-- start of TASK DATA --

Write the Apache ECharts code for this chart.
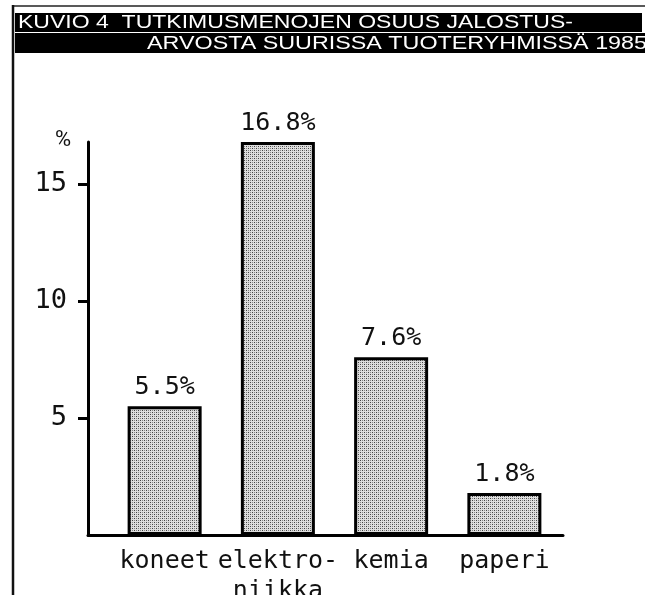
<!DOCTYPE html>
<html>
<head>
<meta charset="utf-8">
<script src="https://cdn.jsdelivr.net/npm/echarts@6/dist/echarts.min.js"></script>
<style>
  html, body { margin: 0; padding: 0; background: #fff; }
  #chart { width: 645px; height: 595px; }
</style>
</head>
<body>
<div id="chart"></div>
<script>
// data
const categories = ['koneet', 'elektro-\nniikka', 'kemia', 'paperi'];
const values = [5.5, 16.8, 7.6, 1.8];
const yTicks = [5, 10, 15];
const titleLines = [
  'KUVIO 4  TUTKIMUSMENOJEN OSUUS JALOSTUS-',
  'ARVOSTA SUURISSA TUOTERYHMISSÄ 1985'
];

const MONO = '"DejaVu Sans Mono", monospace';
const SANS = '"Liberation Sans Narrow", "Liberation Sans", Arial, sans-serif';

// dotted raster fill like the print
const pat = document.createElement('canvas');
pat.width = 4;
pat.height = 4;
const pctx = pat.getContext('2d');
pctx.fillStyle = '#dedede';
pctx.fillRect(0, 0, 4, 4);
pctx.fillStyle = '#444';
pctx.fillRect(0, 0, 1, 1);
pctx.fillRect(2, 2, 1, 1);
pctx.fillStyle = '#888';
pctx.fillRect(2, 0, 1, 1);
pctx.fillRect(0, 2, 1, 1);

// stretch title text to the width it has in the scan
const mctx = document.createElement('canvas').getContext('2d');
function fitScale(text, font, width) {
  mctx.font = font;
  return width / mctx.measureText(text).width;
}
const f1 = '18px ' + SANS;
const f2 = '19px ' + SANS;

const myChart = echarts.init(document.getElementById('chart'));
const option = {
  animation: false,
  backgroundColor: '#fff',
  graphic: [
    // frame
    { type: 'line', shape: { x1: 13, y1: 6, x2: 645, y2: 6 }, style: { stroke: '#222', lineWidth: 1.5 } },
    { type: 'line', shape: { x1: 13, y1: 5, x2: 13, y2: 595 }, style: { stroke: '#111', lineWidth: 2.5 } },
    // title band
    { type: 'rect', shape: { x: 15, y: 13, width: 627, height: 19 }, style: { fill: '#000' } },
    { type: 'rect', shape: { x: 15, y: 33, width: 630, height: 20 }, style: { fill: '#000' } },
    {
      type: 'text', x: 18, y: 23, scaleX: fitScale(titleLines[0], f1, 555),
      style: { text: titleLines[0], font: f1, fill: '#fff', verticalAlign: 'middle' }
    },
    {
      type: 'text', x: 147, y: 44, scaleX: fitScale(titleLines[1], f2, 500),
      style: { text: titleLines[1], font: f2, fill: '#fff', verticalAlign: 'middle' }
    }
  ],
  grid: [
    { left: 88, right: 82, top: 142, bottom: 60, outerBoundsMode: 'none' },
    { left: 108, right: 84, top: 142, bottom: 60, outerBoundsMode: 'none' }
  ],
  xAxis: [
    {
      type: 'value', gridIndex: 0, min: 0, max: 1,
      axisLine: { show: true, lineStyle: { color: '#000', width: 3 } },
      axisTick: { show: false },
      axisLabel: { show: false },
      splitLine: { show: false }
    },
    {
      type: 'category', gridIndex: 1, data: categories,
      axisLine: { show: false },
      axisTick: { show: false },
      axisLabel: {
        color: '#111', fontFamily: MONO, fontSize: 25, lineHeight: 30,
        margin: 11, interval: 0
      }
    }
  ],
  yAxis: [
    {
      type: 'value', gridIndex: 0, min: 0, max: 16.8,
      name: '%', nameLocation: 'end', nameGap: 2,
      nameTextStyle: {
        color: '#111', fontFamily: 'Roboto, sans-serif', fontSize: 22, fontWeight: 'normal',
        align: 'right', verticalAlign: 'middle', padding: [0, 17, 0, 0]
      },
      axisLine: { show: true, lineStyle: { color: '#000', width: 3 } },
      axisTick: { show: true, length: 10, customValues: yTicks, lineStyle: { color: '#000', width: 3 } },
      axisLabel: { customValues: yTicks, color: '#111', fontFamily: MONO, fontSize: 27, margin: 21 },
      splitLine: { show: false }
    },
    {
      type: 'value', gridIndex: 1, min: 0, max: 16.8, show: false,
      splitLine: { show: false }
    }
  ],
  series: [
    {
      type: 'bar',
      xAxisIndex: 1,
      yAxisIndex: 1,
      data: values,
      barWidth: 74,
      itemStyle: {
        color: { image: pat, repeat: 'repeat' },
        borderColor: '#000',
        borderWidth: 3
      },
      label: {
        show: true,
        position: 'top',
        distance: 6,
        color: '#111',
        fontFamily: MONO,
        fontSize: 25,
        formatter: p => p.value.toFixed(1) + '%'
      }
    }
  ]
};
myChart.setOption(option);
</script>
</body>
</html>
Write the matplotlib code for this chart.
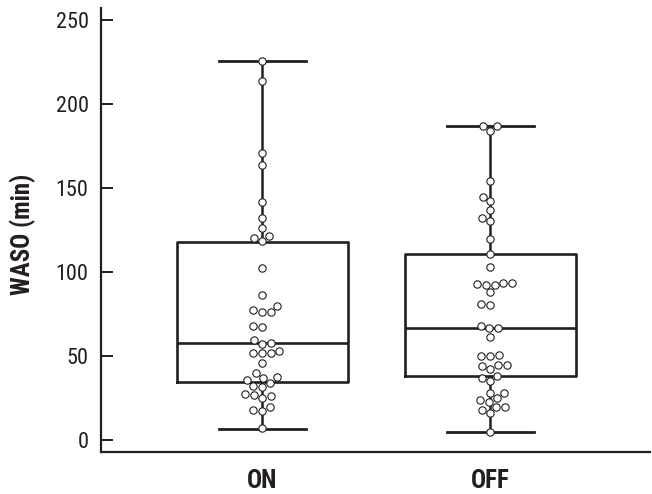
import matplotlib
matplotlib.use("Agg")
import matplotlib.pyplot as plt
from matplotlib import font_manager
import seaborn as sns

# valores (WASO em minutos)
grupos = ["ON", "OFF"]
waso_on = [225.2, 213.3, 171.0, 163.3, 141.7, 132.3, 126.0, 121.4, 120.0, 118.5,
           102.2, 86.1, 79.8, 77.2, 76.2, 76.2, 68.0, 67.5, 59.5, 57.5, 57.1,
           53.2, 51.6, 51.6, 51.6, 45.6, 39.7, 37.3, 36.7, 35.7, 33.7, 32.3,
           31.7, 27.4, 26.8, 26.2, 25.2, 19.8, 17.9, 17.4, 6.9]
waso_off = [186.9, 186.9, 183.9, 153.8, 144.8, 142.4, 136.9, 132.0, 130.4, 119.4,
            110.7, 102.7, 93.6, 93.6, 92.9, 92.3, 92.3, 87.9, 81.0, 80.4, 67.9,
            66.5, 66.5, 61.5, 50.6, 50.0, 50.0, 44.6, 44.6, 44.2, 42.3, 38.3,
            36.7, 35.1, 27.8, 27.8, 24.8, 23.8, 22.8, 19.8, 19.8, 17.9, 15.9, 4.6]

# estatisticas das caixas (q1, mediana, q3, minimo, maximo)
q1 = [34.3, 38.3]
medianas = [57.5, 66.9]
q3 = [117.7, 110.7]
minimos = [6.5, 4.6]
maximos = [225.2, 187.0]

# procura uma fonte estreita (tipo Helvetica Narrow) com negrito estatico
candidatas = ["Nimbus Sans Narrow", "Liberation Sans Narrow", "Arial Narrow",
              "Roboto Condensed", "IBM Plex Sans Condensed", "Open Sans Condensed",
              "Fira Sans Condensed"]
fonte = None
for c in candidatas:
    pesos = [f.weight for f in font_manager.fontManager.ttflist
             if f.name == c and "[" not in f.fname and f.style == "normal"]
    if 400 in pesos and 700 in pesos or ("regular" in pesos and "bold" in pesos):
        fonte = c
        break
if fonte is None:
    fonte = "DejaVu Sans"
    plt.rcParams['font.stretch'] = 'condensed'
plt.rcParams['font.family'] = [fonte, 'DejaVu Sans']

cor = "#231f20"

fig = plt.figure(figsize=(6.52, 4.94), dpi=100)
ax = fig.add_axes([0.155, 0.085, 0.842, 0.899])

stats = []
for i in range(len(grupos)):
    stats.append({"med": medianas[i], "q1": q1[i], "q3": q3[i],
                  "whislo": minimos[i], "whishi": maximos[i], "fliers": []})

ax.bxp(stats, positions=[0, 1], widths=0.75, capwidths=0.38, showfliers=False,
       boxprops=dict(color=cor, linewidth=1.9),
       medianprops=dict(color=cor, linewidth=1.9),
       whiskerprops=dict(color=cor, linewidth=1.8),
       capprops=dict(color=cor, linewidth=2.0))

xs = ["ON"] * len(waso_on) + ["OFF"] * len(waso_off)
ys = waso_on + waso_off
sns.swarmplot(x=xs, y=ys, order=grupos, ax=ax, color="white", edgecolor=cor,
              linewidth=0.8, size=5.3, zorder=3)

ax.set_xlim(-0.706, 1.70)
ax.set_ylim(-7.1, 257)
ax.set_xticks([0, 1])
ax.set_xticklabels(grupos, fontsize=18, fontweight="bold")
ax.set_yticks([0, 50, 100, 150, 200, 250])
ax.set_yticklabels(["0", "50", "100", "150", "200", "250"], fontsize=16)
ax.tick_params(axis="y", direction="in", length=8.6, width=1.4, pad=9, colors=cor)
ax.tick_params(axis="x", length=0, pad=12, colors=cor)
ax.set_ylabel("WASO (min)", fontsize=18, fontweight="bold", color=cor)
ax.yaxis.set_label_coords(-0.118, 0.49)
ax.set_xlabel("")

for lado in ["top", "right"]:
    ax.spines[lado].set_visible(False)
for lado in ["left", "bottom"]:
    ax.spines[lado].set_linewidth(1.6)
    ax.spines[lado].set_color(cor)

fig.savefig("out.png", dpi=100)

-- end of TASK DATA --

■ WHAT THE TASK REQUIRES ■
With all pictures left out, please transcribe exactly the lines from the start of the material through the line with "pctx.fillRect(0, 2, 1, 1);".

■ OUTPUT FOR THIS EXERCISE ■
Write the Apache ECharts code for this chart.
<!DOCTYPE html>
<html>
<head>
<meta charset="utf-8">
<script src="https://cdn.jsdelivr.net/npm/echarts@6/dist/echarts.min.js"></script>
<style>
  html, body { margin: 0; padding: 0; background: #fff; }
  #chart { width: 645px; height: 595px; }
</style>
</head>
<body>
<div id="chart"></div>
<script>
// data
const categories = ['koneet', 'elektro-\nniikka', 'kemia', 'paperi'];
const values = [5.5, 16.8, 7.6, 1.8];
const yTicks = [5, 10, 15];
const titleLines = [
  'KUVIO 4  TUTKIMUSMENOJEN OSUUS JALOSTUS-',
  'ARVOSTA SUURISSA TUOTERYHMISSÄ 1985'
];

const MONO = '"DejaVu Sans Mono", monospace';
const SANS = '"Liberation Sans Narrow", "Liberation Sans", Arial, sans-serif';

// dotted raster fill like the print
const pat = document.createElement('canvas');
pat.width = 4;
pat.height = 4;
const pctx = pat.getContext('2d');
pctx.fillStyle = '#dedede';
pctx.fillRect(0, 0, 4, 4);
pctx.fillStyle = '#444';
pctx.fillRect(0, 0, 1, 1);
pctx.fillRect(2, 2, 1, 1);
pctx.fillStyle = '#888';
pctx.fillRect(2, 0, 1, 1);
pctx.fillRect(0, 2, 1, 1);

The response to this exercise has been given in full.